**Records with drawing code**
* start *

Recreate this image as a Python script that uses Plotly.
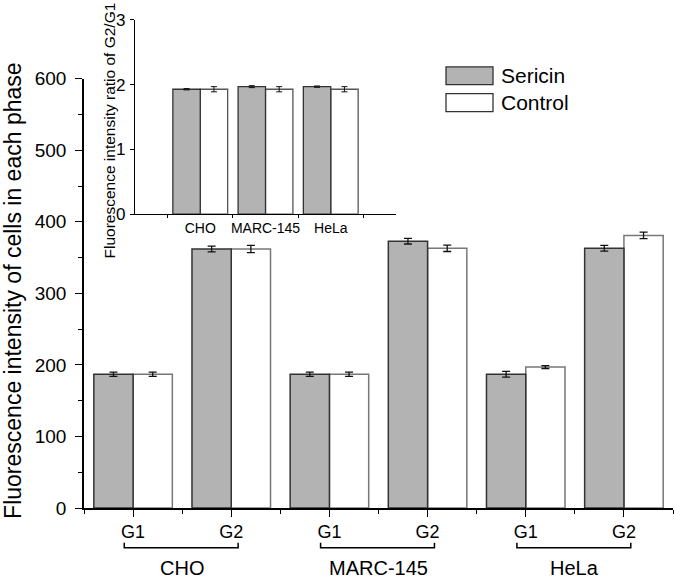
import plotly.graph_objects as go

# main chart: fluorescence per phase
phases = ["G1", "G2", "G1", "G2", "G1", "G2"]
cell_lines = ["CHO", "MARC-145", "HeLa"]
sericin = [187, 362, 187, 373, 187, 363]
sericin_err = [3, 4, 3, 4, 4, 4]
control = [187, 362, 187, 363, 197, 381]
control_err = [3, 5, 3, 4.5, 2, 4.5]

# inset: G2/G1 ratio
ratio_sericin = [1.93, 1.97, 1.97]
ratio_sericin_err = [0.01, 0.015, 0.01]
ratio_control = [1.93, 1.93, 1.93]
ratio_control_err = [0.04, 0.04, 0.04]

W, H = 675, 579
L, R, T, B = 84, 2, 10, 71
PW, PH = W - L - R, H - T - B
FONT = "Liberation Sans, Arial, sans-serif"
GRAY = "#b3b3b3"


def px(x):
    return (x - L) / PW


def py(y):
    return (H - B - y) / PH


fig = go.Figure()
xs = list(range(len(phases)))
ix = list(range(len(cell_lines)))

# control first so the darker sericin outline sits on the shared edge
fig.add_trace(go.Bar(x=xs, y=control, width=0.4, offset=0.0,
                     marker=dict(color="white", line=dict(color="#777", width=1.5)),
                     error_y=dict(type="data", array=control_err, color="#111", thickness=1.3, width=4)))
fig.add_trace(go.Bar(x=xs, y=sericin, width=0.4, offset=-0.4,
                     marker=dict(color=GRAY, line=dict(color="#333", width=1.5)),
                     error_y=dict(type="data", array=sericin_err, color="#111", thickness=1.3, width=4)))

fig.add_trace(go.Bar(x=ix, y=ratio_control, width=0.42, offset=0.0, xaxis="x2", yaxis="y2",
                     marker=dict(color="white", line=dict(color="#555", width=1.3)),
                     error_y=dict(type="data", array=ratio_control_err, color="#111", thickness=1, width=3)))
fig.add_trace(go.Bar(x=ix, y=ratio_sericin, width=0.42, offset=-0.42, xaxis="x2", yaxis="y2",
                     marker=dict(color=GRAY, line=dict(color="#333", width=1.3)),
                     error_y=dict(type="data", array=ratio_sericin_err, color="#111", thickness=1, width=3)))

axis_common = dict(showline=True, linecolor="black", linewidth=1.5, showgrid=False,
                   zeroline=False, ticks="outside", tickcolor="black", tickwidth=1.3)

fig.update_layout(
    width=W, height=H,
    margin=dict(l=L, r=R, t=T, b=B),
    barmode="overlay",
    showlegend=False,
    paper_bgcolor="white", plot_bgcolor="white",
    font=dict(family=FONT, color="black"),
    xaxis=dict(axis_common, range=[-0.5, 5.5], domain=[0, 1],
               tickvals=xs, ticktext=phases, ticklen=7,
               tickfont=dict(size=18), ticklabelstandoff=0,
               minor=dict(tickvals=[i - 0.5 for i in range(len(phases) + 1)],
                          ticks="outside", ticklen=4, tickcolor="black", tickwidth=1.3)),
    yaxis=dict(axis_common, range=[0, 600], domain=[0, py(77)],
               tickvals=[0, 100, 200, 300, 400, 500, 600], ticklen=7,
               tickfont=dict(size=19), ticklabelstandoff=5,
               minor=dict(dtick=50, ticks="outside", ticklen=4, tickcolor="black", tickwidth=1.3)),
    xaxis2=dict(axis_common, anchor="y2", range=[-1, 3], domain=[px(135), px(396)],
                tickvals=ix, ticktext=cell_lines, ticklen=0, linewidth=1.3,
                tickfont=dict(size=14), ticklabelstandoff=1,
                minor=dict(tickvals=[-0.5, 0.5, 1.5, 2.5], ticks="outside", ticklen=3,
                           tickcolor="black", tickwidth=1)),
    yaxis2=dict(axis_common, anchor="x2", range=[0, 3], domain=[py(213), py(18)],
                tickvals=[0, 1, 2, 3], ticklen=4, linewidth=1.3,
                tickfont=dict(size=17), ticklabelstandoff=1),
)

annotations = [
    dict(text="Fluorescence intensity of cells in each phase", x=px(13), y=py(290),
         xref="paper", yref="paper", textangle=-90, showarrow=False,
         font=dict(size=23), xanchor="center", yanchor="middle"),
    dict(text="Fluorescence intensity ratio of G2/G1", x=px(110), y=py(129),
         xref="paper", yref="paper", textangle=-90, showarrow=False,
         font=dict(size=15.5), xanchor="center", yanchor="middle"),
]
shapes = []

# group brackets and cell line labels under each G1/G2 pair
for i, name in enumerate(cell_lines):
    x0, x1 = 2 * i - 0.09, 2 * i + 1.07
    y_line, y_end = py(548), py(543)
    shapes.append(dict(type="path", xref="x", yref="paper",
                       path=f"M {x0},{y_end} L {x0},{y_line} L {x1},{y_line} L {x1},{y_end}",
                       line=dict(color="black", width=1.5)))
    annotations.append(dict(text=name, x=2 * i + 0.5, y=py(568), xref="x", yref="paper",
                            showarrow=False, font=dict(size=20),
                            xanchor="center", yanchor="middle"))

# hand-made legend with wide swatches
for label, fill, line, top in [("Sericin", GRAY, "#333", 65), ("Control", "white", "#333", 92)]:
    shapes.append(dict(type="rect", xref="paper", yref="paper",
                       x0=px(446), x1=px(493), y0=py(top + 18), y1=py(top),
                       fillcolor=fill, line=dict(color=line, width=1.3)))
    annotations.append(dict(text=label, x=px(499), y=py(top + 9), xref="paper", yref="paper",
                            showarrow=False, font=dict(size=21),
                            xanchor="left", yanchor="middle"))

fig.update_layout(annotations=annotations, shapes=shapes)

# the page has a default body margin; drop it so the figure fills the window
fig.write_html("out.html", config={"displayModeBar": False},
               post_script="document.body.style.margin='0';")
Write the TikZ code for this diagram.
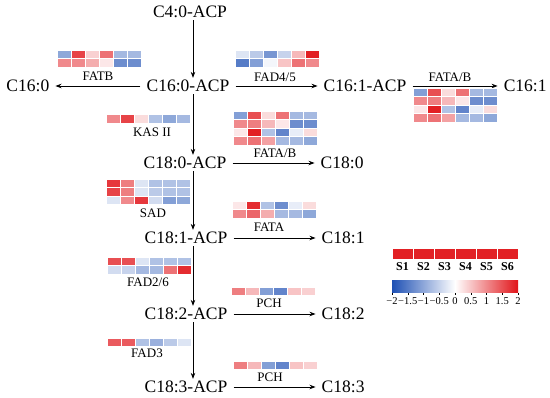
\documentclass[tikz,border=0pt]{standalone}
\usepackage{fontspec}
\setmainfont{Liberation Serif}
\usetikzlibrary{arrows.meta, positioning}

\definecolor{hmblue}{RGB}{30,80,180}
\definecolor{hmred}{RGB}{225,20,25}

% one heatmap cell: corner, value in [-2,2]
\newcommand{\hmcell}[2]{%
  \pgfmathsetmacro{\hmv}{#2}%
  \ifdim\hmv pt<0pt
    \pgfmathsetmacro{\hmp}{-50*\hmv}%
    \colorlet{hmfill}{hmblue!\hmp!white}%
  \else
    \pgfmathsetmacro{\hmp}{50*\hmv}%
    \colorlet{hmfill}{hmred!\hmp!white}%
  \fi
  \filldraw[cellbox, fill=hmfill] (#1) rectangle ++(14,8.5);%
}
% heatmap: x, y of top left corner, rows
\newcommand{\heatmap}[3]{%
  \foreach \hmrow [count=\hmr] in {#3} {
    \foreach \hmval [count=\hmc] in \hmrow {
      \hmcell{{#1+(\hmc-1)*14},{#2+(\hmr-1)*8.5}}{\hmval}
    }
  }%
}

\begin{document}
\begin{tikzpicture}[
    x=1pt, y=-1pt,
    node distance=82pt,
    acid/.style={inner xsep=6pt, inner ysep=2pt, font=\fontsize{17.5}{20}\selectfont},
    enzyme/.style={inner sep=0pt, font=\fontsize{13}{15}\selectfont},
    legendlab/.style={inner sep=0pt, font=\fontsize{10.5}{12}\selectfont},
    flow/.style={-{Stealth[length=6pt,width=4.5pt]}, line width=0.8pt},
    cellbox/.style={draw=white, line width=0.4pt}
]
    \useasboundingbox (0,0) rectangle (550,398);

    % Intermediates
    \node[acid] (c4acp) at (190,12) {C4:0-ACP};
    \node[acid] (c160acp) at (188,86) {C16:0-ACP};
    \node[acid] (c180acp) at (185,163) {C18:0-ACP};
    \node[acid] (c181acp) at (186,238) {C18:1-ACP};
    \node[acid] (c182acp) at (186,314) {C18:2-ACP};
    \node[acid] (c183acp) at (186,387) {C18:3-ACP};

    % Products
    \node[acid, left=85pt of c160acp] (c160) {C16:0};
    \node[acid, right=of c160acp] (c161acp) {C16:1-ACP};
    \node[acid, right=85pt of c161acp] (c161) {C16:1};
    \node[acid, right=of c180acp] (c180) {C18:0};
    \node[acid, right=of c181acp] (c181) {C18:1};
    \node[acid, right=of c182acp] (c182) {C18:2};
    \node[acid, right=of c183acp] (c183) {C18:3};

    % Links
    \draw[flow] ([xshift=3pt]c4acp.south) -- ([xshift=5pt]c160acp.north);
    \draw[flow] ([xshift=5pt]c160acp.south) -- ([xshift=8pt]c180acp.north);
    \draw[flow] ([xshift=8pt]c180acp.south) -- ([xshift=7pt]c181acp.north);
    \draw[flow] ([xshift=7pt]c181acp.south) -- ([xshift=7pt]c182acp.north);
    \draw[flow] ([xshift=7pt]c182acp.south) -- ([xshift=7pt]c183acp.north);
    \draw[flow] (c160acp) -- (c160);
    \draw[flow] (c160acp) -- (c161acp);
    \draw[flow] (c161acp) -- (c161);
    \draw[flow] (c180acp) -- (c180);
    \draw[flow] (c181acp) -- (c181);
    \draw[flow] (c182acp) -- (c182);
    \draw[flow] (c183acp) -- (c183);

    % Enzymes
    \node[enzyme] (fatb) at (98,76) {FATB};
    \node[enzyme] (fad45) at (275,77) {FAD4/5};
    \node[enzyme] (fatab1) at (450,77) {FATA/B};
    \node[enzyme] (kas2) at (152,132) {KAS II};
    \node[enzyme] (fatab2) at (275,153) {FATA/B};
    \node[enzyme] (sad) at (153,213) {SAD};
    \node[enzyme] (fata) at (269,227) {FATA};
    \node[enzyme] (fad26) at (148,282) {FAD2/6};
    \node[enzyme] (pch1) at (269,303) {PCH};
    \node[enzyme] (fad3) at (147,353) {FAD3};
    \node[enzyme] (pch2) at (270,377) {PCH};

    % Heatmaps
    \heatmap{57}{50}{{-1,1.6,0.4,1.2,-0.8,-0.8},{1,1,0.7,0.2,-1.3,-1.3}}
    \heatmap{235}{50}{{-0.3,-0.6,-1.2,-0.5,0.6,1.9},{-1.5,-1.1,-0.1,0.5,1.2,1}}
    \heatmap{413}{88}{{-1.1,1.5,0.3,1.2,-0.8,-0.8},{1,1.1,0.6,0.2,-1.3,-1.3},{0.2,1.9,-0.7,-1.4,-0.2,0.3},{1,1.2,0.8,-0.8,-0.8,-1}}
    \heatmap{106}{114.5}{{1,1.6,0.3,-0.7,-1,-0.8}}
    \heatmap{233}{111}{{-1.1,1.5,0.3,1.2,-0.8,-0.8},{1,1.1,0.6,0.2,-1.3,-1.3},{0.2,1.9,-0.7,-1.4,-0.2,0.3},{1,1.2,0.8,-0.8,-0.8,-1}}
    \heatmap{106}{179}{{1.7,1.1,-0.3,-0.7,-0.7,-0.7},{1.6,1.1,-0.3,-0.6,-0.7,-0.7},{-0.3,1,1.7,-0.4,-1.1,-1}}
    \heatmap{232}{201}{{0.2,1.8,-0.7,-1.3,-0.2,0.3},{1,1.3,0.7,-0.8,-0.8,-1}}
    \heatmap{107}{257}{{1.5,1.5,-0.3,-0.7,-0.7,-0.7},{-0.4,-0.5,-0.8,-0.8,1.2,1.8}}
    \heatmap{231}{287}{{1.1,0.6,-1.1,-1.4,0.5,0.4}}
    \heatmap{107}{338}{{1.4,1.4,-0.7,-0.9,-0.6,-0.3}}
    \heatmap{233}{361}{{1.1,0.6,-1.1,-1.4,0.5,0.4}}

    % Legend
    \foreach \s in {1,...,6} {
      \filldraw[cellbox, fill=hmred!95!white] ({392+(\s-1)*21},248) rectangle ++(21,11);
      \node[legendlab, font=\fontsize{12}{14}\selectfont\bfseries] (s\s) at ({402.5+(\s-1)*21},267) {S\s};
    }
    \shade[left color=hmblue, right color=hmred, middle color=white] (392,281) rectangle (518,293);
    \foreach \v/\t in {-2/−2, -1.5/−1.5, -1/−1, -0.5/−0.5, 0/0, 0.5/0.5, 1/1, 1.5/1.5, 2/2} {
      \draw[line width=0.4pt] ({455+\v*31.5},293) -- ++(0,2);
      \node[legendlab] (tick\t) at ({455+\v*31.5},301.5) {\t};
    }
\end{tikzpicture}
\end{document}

* end *

**Short problem**
The records are above. How many lines in them contain the word "this"? Give the number alone.

**Reply**
2